By Steve Horwitz: Posted on the Coordination Problem Blog Site.
This is from a 1934 Cobden Memorial lecture of Gustav Cassel’s entitled “From Protectionism through Planned Economy to Dictatorship”:
Planned economy will always tend to develop into Dictatorship…[because] experience has shown that representative bodies are unable to fulfill all the multitudinous functions connected with economic leadership without becoming more and more involved in the struggle between competing interests with the consequence of a moral decay ending in party - if not individual - corruption. The parliamentary system can be saved only by wise and deliberate restrictions of the functions of parliament. Economic dictatorship is much more dangerous than people believe. Once authoritative control has been established, it will not always be possible to limit it to the economic domain.
That is quoted from Hayek’s “Freedom and the Economic System” (p. 192 in CW).

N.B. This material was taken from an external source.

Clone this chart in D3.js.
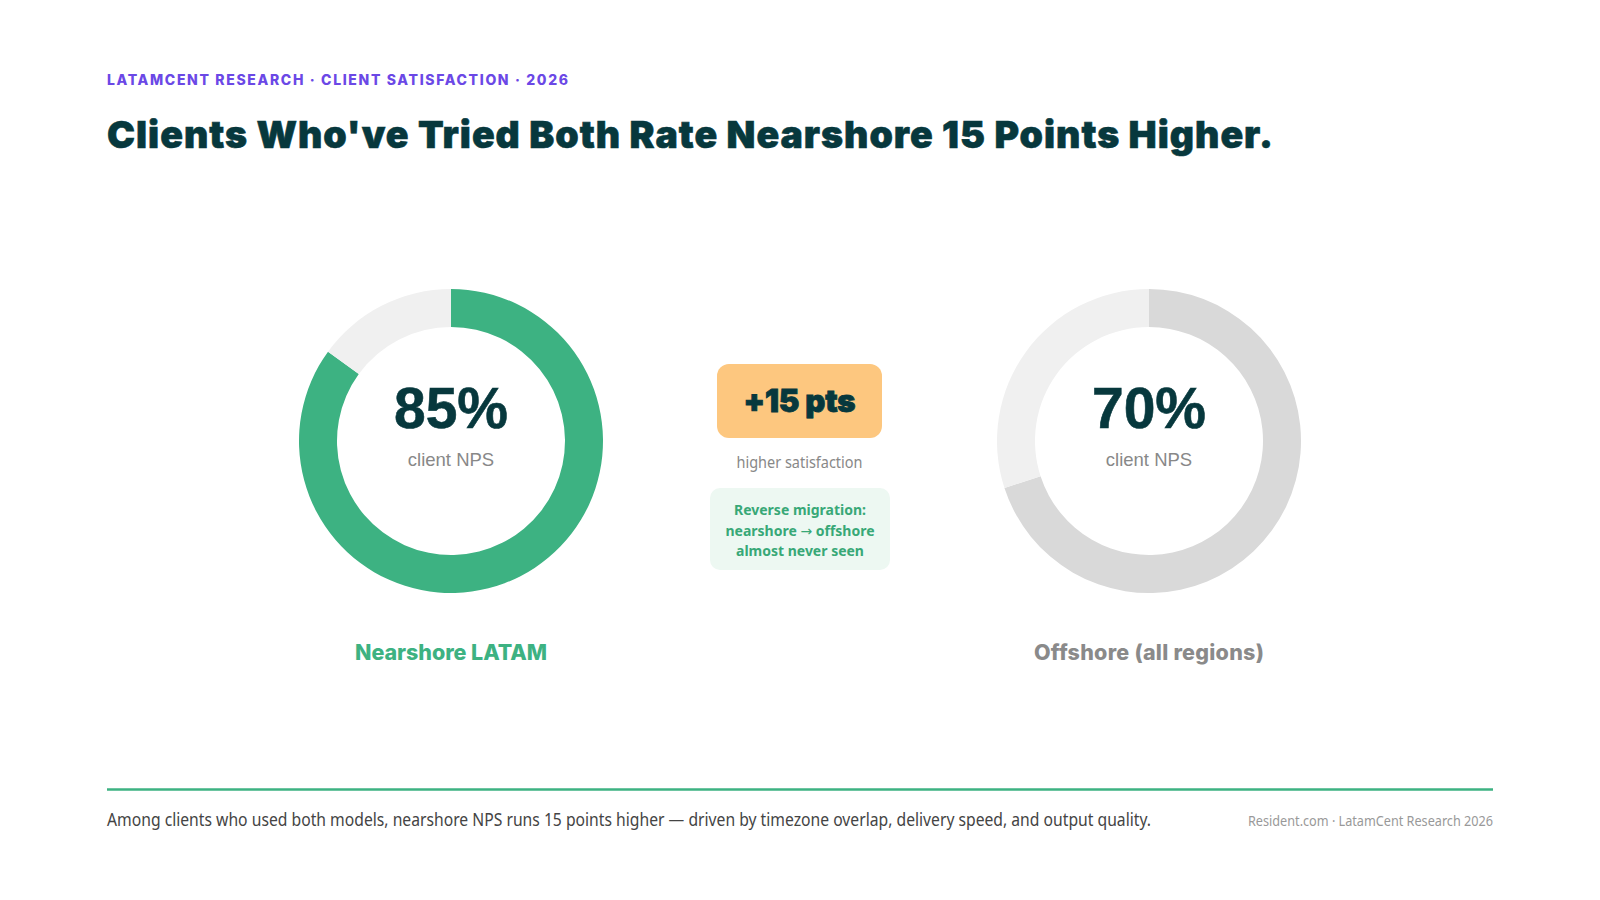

Hayek says of that passage that it has “a clarity which leaves nothing to be desired.” Yup, Fritz, you called that right. That passage has the knowledge problem, the public choice problem, the “road to serfdom”, and the importance of constitutional rules all packed into four sentences. It even hints at the ratchet effect.
The sad part is how much of the wisdom of that concise paragraph has been swamped by the nonsense coming from reams of worthless paper produced by the four P’s: professors, pundits, policymakers, and politicians.